You can use a request template by using the --template=<template name> command-line argument. Available templates include:

  • yaml, json, and form: These are just generic REST request templates that will build an API payload in the Yaml, JSON, or form-encoded formats, respectively.

  • urbanairship.push: This will provide you with a blank template you can use for dispatching a Push using Urban Airship’s API.

    • This template also allows for a few configuration settings in your ~/.benzo file’s [urbanairship] section:

      • app_key: The Urban Airship App Key to use by default for requests.

      • master_secret: The Urban Airship Master Secret to use by default for requests.

  • twilio.sms: This will provide you with a blank template you can use for dispatching an SMS notification via Twilio’s API.

    • This template allows for a few configuration settings in your ~/.benzo file’s [twilio] seciton:

      • account_sid: The Twilio Account SID to use by default for requests.

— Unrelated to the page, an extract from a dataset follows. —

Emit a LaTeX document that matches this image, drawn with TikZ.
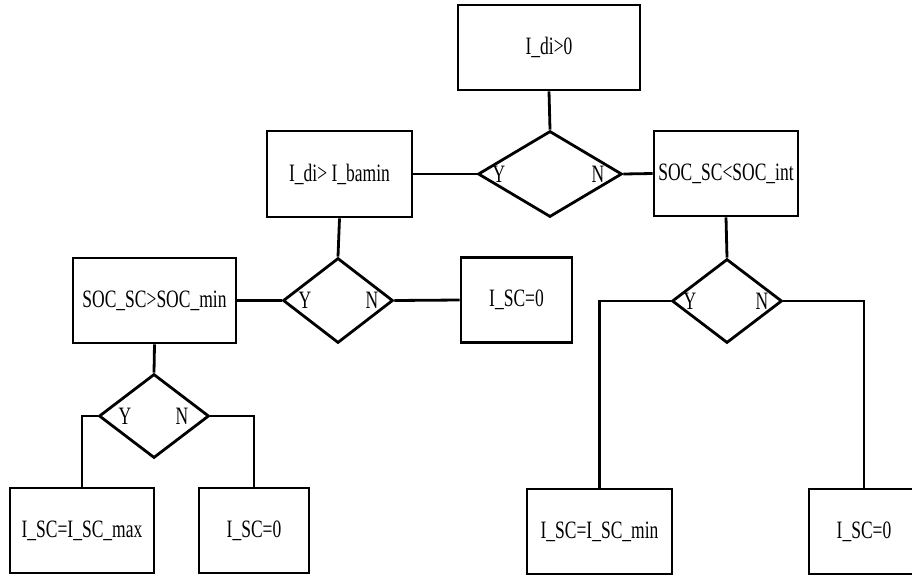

      • auth_token: The Twilio Auth Token to use by default for requests.

Editing your Request

Parameters

Request templates will generally contain a variety of parameters displayed at the top of your editor as comments. Parameters usually will include things like Method and URL, but individual templates may provide additional parameters. These parameters can be edited to alter your request’s behavior before being dispatched.

Headers

Request templates will usually contain a list of extra headers displayed near the top of your editor as comments starting with the proword [Header]. You can alter or add additional headers at-will; just make sure to keep the proword [Header] at the beginning of the line so benzo knows which lines to interpret as headers.

Cancelling

If you would like to abort making a request once your editor is opened, just delete all content from the file, save, and quit.

Configuration

You do not need to provide any special configuration details, but you can fine-tune the behavior of benzo by adding configuration settings to your ~/.benzo file’s [benzo] section.

  • default_editor_format: Which format would you like to use for building your API requests? I personally recommend setting this to yaml for more humane editing of API requests. Default: json.

  • default_template: If you do not specify a template to use, which template should be used for generating your request? Default: json.